L’enfant terrible de la mode Jean Paul Gaultier tire sa révérence
Jean Paul Gaultier quitte les podiums : après 50 ans de carrière, l’enfant terrible de la mode a tiré sa révérence avec son dernier défilé haute couture mercredi soir à Paris pour explorer d’autres horizons.
Ce “grand défilé-show haute couture” au prestigieux Théâtre du Châtelet “sera mon dernier”, a annoncé le couturier français le plus atypique et le plus connu dans le monde dans un court communiqué qui a provoqué un coup de tonnerre en fin de semaine dernière. Tout en promettant pour la suite un “nouveau projet” dont il est l'”instigateur”.
Ses défilés sortent toujours de l’ordinaire: transgressifs et joyeux, ils sont accompagnés de notes pleines d’humour et de jeux de mots pour décrire les tenues inspirées par les punks, le burlesque ou les transgenres, mais toujours parfaitement coupées. Jean Paul Gaultier offrait des shows où il invitait des “beautés différentes” comme la pin-up américaine Dita Von Teese ou l’actrice espagnole Rossy de Palma à jouer des mini-spectacles.
“C’est un homme extraordinaire, il nous a tous inspirés. Il est merveilleux (…) c’est déjà de l’histoire mais il sera toujours quelqu’un qui nous inspirera”, a déclaré Julie de Libran, ex-créatrice de Sonia Rykiel qui a lancé sa propre marque de robes et dont le défilé s’est déroulé quelques heures avant celui de Gaultier.
Talent “provocant”
“Body positive” et “gender fluide” avant l’heure, il a fait porter des jupes et maquillages aux hommes et bousculé le monde élitiste de la mode avec sa vision subversive de la beauté.

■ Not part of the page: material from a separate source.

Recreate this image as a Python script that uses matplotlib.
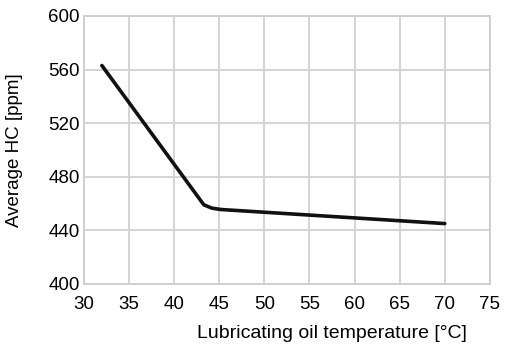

Il crée la révolution en étant l’un des premiers à faire défiler des mannequins seniors et des femmes en surpoids ou tatouées. Ainsi dans les années 1980, il passe une petite annonce dans le journal Libération: “Créateur non conforme cherche mannequins atypiques. Gueules cassées ne pas s’abstenir”. Il est l’auteur de créations devenues cultes comme le bustier à bonnets coniques porté par Madonna, ou son célèbre pull marin et ses marinières, un souvenir de sa grand-mère “qui l’habillait en bleu”.
Depuis ses premières collections, Gaultier a mélangé les genres, les sexes, les époques, la gouaille des rues populaires et la distinction des beaux quartiers: rappeuses chic, geishas délurées, cocottes corsetées et mâles en jupe et talons hauts.
“Je suis pudique dans ma mode, lui, il est plutôt provocant. C’est son style, c’est déjà beaucoup, Le talent c’est de la personnalité, après les dix premières lignes on dit c’est du Victor Hugo, ça c’est du Camus, du Mozart”, se souvenait récemment dans une interview Pierre Cardin chez qui Jean Paul Gaultier a fait ses débuts.
“Perte” pour la couture
“Tout le monde est beau!” c’était aussi le leitmotiv de son spectacle autobiographique “Fashion Freak show” aux Folies Bergère qui a eu énormément de succès en 2018 et qui, selon les critiques de la mode, l’aurait conforté dans l’idée de voir plus large que les Fashion weeks.
“Cela fait plusieurs années qu’on entendait Jean Paul Gaultier dire +il faudra que je prenne une décision+. Le spectacle lui a donné des perspectives d’avenir”, analyse l’historien de la mode Olivier Saillard.
“C’était très joli de voir dans l’espace du théâtre ce public qui riait, qui pleurait qui était en communion avec lui. C’est plus joyeux qu’un défilé de mode qui dure 11 minutes, avec des gens qui sont là avec leurs téléphones, prennent les photos, applaudissent très peu”, ajoute-t-il. Jean Paul Gaultier a vendu sa maison au groupe catalan Puig en 2011 et a arrêté les collections de prêt-à-porter en 2015.
“Je comprends son choix, il n’avait pas envie que la mode aille si vite, il trouvait que ce milieu est devenu un business, du marketing, de la fast fashion (…) Les cycles de la mode ne sont vivables ni pour les créateurs ni pour les clients”, souligne Julie de Libran. Olivier Saillard salue, lui, l'”élégance” du geste du couturier mais déplore une perte pour la semaine de la haute couture.